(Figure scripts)
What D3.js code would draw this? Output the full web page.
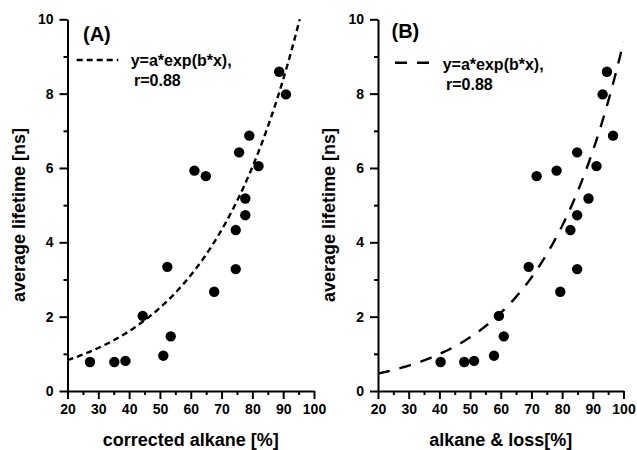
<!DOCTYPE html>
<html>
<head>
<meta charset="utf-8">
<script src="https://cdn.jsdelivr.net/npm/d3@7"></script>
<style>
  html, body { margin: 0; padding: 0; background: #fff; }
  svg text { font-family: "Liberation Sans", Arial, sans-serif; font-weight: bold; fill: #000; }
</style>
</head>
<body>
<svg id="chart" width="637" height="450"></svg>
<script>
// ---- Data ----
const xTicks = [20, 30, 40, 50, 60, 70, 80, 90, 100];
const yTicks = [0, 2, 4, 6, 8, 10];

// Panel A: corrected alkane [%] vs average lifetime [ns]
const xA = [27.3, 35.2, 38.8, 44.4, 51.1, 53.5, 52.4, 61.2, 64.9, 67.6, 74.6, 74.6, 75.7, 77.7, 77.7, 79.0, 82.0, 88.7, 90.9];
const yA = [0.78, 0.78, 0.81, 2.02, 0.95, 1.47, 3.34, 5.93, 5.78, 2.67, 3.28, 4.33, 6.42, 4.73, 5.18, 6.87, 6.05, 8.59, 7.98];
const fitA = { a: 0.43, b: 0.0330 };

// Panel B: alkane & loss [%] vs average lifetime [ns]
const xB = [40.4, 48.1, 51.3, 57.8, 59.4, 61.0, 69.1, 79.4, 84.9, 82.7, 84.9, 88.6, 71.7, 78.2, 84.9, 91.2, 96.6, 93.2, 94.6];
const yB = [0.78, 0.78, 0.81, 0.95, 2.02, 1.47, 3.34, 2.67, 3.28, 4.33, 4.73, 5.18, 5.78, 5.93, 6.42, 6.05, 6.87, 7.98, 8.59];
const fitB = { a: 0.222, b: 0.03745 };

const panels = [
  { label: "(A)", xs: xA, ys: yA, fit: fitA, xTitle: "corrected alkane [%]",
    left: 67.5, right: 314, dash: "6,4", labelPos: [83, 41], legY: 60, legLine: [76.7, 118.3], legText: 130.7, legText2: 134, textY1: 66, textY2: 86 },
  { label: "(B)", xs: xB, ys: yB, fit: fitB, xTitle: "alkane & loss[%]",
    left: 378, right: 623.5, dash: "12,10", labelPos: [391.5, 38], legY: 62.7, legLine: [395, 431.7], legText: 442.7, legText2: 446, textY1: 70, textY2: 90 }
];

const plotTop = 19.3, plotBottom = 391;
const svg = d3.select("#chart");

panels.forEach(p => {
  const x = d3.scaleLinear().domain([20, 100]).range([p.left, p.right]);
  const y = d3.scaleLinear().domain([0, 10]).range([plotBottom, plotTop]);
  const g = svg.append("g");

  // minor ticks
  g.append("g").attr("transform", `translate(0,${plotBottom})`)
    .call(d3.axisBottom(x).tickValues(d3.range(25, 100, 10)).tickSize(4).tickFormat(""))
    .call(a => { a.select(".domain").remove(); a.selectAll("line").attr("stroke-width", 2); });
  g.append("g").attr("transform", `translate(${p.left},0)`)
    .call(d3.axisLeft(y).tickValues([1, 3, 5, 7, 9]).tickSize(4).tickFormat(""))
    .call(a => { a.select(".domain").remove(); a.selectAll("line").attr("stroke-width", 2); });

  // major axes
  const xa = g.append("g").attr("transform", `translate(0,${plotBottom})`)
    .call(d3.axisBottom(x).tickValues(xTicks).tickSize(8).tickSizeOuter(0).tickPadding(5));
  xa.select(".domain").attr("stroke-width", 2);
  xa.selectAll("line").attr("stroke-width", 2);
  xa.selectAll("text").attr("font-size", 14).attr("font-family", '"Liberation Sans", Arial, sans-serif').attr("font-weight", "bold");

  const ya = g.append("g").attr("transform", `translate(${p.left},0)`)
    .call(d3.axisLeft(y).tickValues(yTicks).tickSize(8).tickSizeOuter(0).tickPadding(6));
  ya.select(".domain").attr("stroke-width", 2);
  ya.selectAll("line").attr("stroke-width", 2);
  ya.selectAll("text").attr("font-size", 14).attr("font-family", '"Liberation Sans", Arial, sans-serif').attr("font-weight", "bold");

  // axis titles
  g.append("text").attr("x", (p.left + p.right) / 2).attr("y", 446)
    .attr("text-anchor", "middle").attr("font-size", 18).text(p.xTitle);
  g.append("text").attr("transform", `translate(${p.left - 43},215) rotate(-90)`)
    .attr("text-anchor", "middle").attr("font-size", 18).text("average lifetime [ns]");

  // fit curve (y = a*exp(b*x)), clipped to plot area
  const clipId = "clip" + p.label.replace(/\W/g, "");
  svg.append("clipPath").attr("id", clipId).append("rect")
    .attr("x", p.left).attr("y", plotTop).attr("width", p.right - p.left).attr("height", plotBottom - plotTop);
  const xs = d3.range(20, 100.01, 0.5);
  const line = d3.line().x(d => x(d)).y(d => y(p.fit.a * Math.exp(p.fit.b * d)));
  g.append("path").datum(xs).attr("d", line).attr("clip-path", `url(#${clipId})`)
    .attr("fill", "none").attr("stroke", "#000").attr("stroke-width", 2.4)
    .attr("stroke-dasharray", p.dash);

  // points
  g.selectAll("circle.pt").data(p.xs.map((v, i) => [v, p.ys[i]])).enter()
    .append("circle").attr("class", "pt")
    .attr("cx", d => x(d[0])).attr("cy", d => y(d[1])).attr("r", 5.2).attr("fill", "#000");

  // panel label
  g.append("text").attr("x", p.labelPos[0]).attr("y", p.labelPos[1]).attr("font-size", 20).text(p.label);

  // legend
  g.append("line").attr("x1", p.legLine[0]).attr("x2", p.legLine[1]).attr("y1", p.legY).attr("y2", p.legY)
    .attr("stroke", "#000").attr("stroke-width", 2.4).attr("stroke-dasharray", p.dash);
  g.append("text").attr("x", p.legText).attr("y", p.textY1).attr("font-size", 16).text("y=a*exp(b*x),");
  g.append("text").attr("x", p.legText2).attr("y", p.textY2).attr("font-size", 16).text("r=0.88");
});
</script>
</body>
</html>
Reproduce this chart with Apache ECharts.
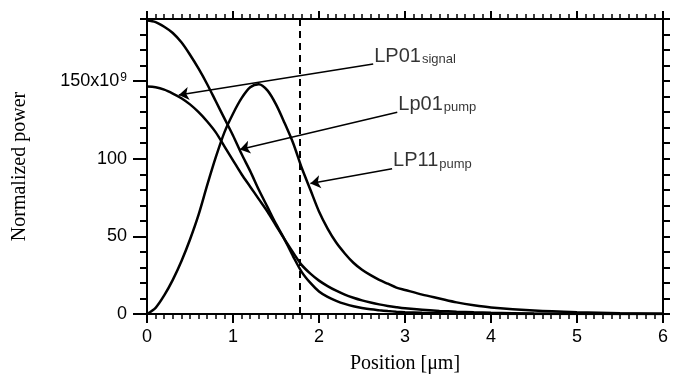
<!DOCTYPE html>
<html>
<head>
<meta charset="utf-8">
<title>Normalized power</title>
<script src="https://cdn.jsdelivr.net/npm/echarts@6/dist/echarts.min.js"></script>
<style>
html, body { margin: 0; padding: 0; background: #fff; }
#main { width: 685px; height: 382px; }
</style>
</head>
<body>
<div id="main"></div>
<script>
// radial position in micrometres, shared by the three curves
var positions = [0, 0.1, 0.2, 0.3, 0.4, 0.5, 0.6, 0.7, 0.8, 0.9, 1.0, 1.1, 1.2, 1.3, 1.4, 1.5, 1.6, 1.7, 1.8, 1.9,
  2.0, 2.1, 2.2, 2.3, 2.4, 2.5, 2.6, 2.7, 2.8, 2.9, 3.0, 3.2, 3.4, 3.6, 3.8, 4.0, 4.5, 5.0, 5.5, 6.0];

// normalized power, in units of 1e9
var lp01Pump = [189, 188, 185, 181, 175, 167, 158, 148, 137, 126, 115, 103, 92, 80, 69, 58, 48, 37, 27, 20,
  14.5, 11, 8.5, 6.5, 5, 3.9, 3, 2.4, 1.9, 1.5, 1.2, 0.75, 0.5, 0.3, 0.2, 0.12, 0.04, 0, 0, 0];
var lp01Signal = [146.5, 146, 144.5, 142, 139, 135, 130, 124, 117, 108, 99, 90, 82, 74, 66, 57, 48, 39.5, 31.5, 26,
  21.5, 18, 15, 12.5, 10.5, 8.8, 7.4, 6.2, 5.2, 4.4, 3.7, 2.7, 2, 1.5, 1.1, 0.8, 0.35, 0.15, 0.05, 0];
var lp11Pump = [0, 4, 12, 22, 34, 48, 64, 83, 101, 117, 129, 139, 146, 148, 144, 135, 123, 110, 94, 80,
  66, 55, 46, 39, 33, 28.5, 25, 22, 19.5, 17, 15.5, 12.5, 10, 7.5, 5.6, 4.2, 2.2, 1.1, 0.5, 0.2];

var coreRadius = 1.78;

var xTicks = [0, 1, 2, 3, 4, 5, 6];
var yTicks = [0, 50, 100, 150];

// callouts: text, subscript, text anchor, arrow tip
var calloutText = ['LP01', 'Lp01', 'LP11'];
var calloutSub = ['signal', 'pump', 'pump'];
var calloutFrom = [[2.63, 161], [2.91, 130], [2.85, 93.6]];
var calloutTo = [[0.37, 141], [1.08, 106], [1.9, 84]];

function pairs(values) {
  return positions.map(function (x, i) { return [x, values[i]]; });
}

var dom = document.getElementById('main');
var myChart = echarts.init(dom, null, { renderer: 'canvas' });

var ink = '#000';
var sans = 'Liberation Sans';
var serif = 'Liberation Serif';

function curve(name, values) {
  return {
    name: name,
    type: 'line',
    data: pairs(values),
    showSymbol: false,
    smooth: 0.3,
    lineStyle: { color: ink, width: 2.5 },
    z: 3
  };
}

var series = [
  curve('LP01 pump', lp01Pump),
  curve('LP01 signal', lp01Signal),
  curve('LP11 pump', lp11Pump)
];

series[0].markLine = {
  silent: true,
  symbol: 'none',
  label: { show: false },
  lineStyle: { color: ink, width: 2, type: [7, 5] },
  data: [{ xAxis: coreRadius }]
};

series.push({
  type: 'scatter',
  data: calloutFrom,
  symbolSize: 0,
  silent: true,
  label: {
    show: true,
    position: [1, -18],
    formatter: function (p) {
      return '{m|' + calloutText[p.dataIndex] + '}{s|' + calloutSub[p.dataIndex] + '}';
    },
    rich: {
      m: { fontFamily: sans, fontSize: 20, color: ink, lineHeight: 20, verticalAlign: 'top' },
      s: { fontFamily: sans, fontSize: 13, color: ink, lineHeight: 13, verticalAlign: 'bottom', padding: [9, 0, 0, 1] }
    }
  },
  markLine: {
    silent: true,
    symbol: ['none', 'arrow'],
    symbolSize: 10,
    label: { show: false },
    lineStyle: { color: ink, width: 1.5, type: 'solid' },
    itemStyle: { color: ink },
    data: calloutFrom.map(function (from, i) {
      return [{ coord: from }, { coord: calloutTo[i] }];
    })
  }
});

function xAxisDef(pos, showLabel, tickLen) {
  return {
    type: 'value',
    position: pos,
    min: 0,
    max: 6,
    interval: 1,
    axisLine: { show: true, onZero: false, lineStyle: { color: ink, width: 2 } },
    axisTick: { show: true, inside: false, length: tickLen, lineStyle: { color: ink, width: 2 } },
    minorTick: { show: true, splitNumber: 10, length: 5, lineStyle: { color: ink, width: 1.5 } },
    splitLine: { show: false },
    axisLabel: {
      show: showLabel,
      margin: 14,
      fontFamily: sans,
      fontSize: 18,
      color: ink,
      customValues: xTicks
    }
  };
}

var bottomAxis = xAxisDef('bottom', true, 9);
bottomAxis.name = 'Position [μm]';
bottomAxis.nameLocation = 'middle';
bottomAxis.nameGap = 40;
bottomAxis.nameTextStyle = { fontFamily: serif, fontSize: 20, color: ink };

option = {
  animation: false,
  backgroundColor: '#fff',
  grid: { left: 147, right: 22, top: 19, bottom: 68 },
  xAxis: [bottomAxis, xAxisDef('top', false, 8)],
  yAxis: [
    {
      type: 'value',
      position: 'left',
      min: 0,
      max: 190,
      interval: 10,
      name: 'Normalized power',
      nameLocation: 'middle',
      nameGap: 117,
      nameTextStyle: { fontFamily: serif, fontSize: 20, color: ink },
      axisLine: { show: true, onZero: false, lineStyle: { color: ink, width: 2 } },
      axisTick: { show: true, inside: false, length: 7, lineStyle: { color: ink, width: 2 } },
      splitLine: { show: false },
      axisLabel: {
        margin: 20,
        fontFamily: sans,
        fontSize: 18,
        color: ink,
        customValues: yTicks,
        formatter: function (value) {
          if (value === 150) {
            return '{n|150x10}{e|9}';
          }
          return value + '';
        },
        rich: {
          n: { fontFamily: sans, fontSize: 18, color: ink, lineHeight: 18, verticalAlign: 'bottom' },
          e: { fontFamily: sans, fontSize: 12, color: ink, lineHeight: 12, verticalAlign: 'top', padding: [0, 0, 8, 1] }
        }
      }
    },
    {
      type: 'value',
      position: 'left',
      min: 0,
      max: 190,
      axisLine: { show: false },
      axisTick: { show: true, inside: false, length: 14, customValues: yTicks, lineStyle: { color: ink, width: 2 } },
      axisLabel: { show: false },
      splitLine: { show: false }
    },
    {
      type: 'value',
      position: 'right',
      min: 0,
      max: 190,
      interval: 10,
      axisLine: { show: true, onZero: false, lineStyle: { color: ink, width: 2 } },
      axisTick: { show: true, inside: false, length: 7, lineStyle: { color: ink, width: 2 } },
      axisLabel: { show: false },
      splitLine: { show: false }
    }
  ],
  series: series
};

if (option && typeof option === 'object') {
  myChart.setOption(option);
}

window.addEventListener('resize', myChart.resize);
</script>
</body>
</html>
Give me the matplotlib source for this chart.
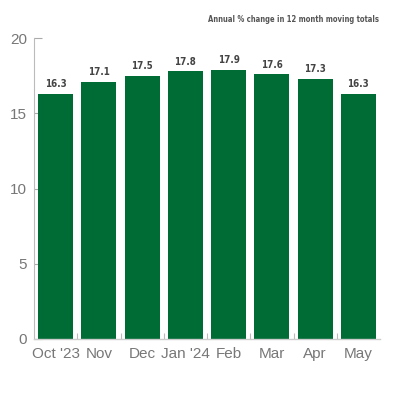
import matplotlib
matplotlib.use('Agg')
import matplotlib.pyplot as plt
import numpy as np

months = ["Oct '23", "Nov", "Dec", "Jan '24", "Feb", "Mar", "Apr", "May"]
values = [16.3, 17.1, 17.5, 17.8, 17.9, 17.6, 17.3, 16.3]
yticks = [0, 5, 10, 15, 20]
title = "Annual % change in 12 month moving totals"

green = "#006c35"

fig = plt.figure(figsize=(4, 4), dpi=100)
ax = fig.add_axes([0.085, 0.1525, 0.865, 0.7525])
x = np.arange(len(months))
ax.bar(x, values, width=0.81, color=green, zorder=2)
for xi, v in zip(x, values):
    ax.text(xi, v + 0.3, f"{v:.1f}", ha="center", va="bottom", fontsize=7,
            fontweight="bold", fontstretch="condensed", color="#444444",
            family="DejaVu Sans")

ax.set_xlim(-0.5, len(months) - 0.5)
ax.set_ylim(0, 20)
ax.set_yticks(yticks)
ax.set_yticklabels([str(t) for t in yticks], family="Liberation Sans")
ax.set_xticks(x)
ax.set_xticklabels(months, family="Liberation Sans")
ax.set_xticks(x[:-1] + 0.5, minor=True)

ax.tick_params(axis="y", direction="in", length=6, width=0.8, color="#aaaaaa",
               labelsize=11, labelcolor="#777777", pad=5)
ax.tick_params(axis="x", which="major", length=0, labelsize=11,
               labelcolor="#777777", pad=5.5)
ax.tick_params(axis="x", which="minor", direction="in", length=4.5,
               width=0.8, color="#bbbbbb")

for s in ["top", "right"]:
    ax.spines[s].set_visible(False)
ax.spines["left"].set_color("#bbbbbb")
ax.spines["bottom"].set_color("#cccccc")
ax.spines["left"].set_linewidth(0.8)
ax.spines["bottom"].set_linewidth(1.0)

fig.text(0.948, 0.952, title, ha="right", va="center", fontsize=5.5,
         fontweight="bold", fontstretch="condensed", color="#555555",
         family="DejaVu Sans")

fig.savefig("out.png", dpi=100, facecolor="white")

■ Aim ■
Check each line above for "matplotlib" and return the ones that have it.

■ Solution below ■
Give me the matplotlib source for this chart.
import matplotlib
matplotlib.use('Agg')
import matplotlib.pyplot as plt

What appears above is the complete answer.